- _Aim_:
Type out the data exactly as given. Skip any image.

- _Source data_:

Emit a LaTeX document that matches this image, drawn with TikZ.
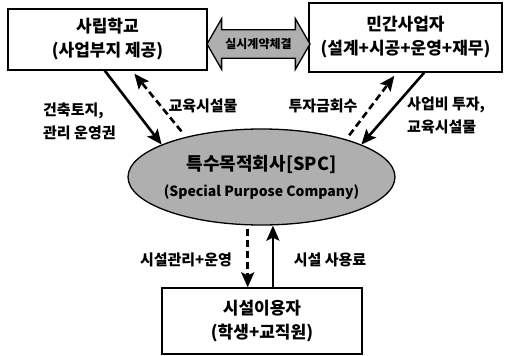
\documentclass[tikz,border=0pt]{standalone}
\usepackage{fontspec}
\setmainfont{Noto Sans CJK KR}
\usetikzlibrary{arrows.meta}
\usetikzlibrary{shapes}
\usetikzlibrary{calc}
\definecolor{spcgray}{RGB}{175,175,175}

\tikzset{
  boxnode/.style={draw, line width=1.3pt, fill=white, align=center,
    font=\bfseries\fontsize{17}{24}\selectfont, inner sep=0pt},
  solidarrow/.style={line width=2.6pt, -{Stealth[length=15pt,width=13pt,inset=3pt]}},
  dasharrow/.style={solidarrow, dash pattern=on 7pt off 4pt},
  lbl/.style={font=\bfseries\fontsize{15}{23}\selectfont, align=left, inner sep=0pt}
}

\begin{document}
\begin{tikzpicture}[x=1pt, y=-1pt]
      \useasboundingbox (0,0) rectangle (507,356);
      \node[boxnode, minimum width=199pt, minimum height=61pt] (school) at (107.5,39.5) {사립학교\\(사업부지 제공)};
      \node[boxnode, minimum width=193pt, minimum height=69pt] (firm) at (405.5,37.5) {민간사업자\\(설계+시공+운영+재무)};
      \node[boxnode, minimum width=200pt, minimum height=66pt] (users) at (262,321) {시설이용자\\(학생+교직원)};
      \node[double arrow, draw, line width=1.3pt, fill=spcgray, minimum height=103pt,
            double arrow head extend=11pt, double arrow tip angle=120,
            inner xsep=0pt, inner ysep=8pt, font=\bfseries\fontsize{12}{12}\selectfont] (contract) at (258.5,44) {실시계약체결};
      \node[ellipse, draw, line width=1.3pt, fill=spcgray, minimum width=267pt, minimum height=96pt, inner sep=0pt] (spc) at (261.5,177) {};
      \node[align=center, font=\bfseries\fontsize{18}{26}\selectfont] (spctitle) at (spc.center) {특수목적회사[SPC]\\{\fontsize{14}{14}\selectfont(Special Purpose Company)}};
      \draw[solidarrow] (school.-95) -- (spc.162);
      \draw[dasharrow, shorten <=7pt, shorten >=4pt] (spc.152) -- (school.-52);
      \draw[dasharrow, shorten <=5pt, shorten >=4pt] (spc.24) -- (firm.-104);
      \draw[solidarrow] (firm.-62) -- (spc.18);
      \draw[dasharrow, shorten <=3pt] (spc.south -| users.113) -- (users.113);
      \draw[solidarrow] (users.72) -- (users.72 |- spc.south);
      \node[lbl, anchor=west] (landlbl) at (43,121.5) {건축토지,\\관리 운영권};
      \node[lbl] (edulbl) at (203,106) {교육시설물};
      \node[lbl] (returnlbl) at (323,106) {투자금회수};
      \node[lbl, anchor=west] (investlbl) at (407,115.5) {사업비 투자,\\교육시설물};
      \node[lbl] (mgmtlbl) at (186,260) {시설관리+운영};
      \node[lbl] (feelbl) at (330,260) {시설 사용료};
\end{tikzpicture}
\end{document}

- _The output_:
Emit a LaTeX document that matches this image, drawn with TikZ.
\documentclass[tikz,border=0pt]{standalone}
\usepackage{fontspec}
\setmainfont{Noto Sans CJK KR}
\usetikzlibrary{arrows.meta}
\usetikzlibrary{shapes}
\usetikzlibrary{calc}
\definecolor{spcgray}{RGB}{175,175,175}

\tikzset{
  boxnode/.style={draw, line width=1.3pt, fill=white, align=center,
    font=\bfseries\fontsize{17}{24}\selectfont, inner sep=0pt},
  solidarrow/.style={line width=2.6pt, -{Stealth[length=15pt,width=13pt,inset=3pt]}},
  dasharrow/.style={solidarrow, dash pattern=on 7pt off 4pt},
  lbl/.style={font=\bfseries\fontsize{15}{23}\selectfont, align=left, inner sep=0pt}
}

\begin{document}
\begin{tikzpicture}[x=1pt, y=-1pt]
      \useasboundingbox (0,0) rectangle (507,356);
      \node[boxnode, minimum width=199pt, minimum height=61pt] (school) at (107.5,39.5) {사립학교\\(사업부지 제공)};
      \node[boxnode, minimum width=193pt, minimum height=69pt] (firm) at (405.5,37.5) {민간사업자\\(설계+시공+운영+재무)};
      \node[boxnode, minimum width=200pt, minimum height=66pt] (users) at (262,321) {시설이용자\\(학생+교직원)};
      \node[double arrow, draw, line width=1.3pt, fill=spcgray, minimum height=103pt,
            double arrow head extend=11pt, double arrow tip angle=120,
            inner xsep=0pt, inner ysep=8pt, font=\bfseries\fontsize{12}{12}\selectfont] (contract) at (258.5,44) {실시계약체결};
      \node[ellipse, draw, line width=1.3pt, fill=spcgray, minimum width=267pt, minimum height=96pt, inner sep=0pt] (spc) at (261.5,177) {};
      \node[align=center, font=\bfseries\fontsize{18}{26}\selectfont] (spctitle) at (spc.center) {특수목적회사[SPC]\\{\fontsize{14}{14}\selectfont(Special Purpose Company)}};
      \draw[solidarrow] (school.-95) -- (spc.162);
      \draw[dasharrow, shorten <=7pt, shorten >=4pt] (spc.152) -- (school.-52);
      \draw[dasharrow, shorten <=5pt, shorten >=4pt] (spc.24) -- (firm.-104);
      \draw[solidarrow] (firm.-62) -- (spc.18);
      \draw[dasharrow, shorten <=3pt] (spc.south -| users.113) -- (users.113);
      \draw[solidarrow] (users.72) -- (users.72 |- spc.south);
      \node[lbl, anchor=west] (landlbl) at (43,121.5) {건축토지,\\관리 운영권};
      \node[lbl] (edulbl) at (203,106) {교육시설물};
      \node[lbl] (returnlbl) at (323,106) {투자금회수};
      \node[lbl, anchor=west] (investlbl) at (407,115.5) {사업비 투자,\\교육시설물};
      \node[lbl] (mgmtlbl) at (186,260) {시설관리+운영};
      \node[lbl] (feelbl) at (330,260) {시설 사용료};
\end{tikzpicture}
\end{document}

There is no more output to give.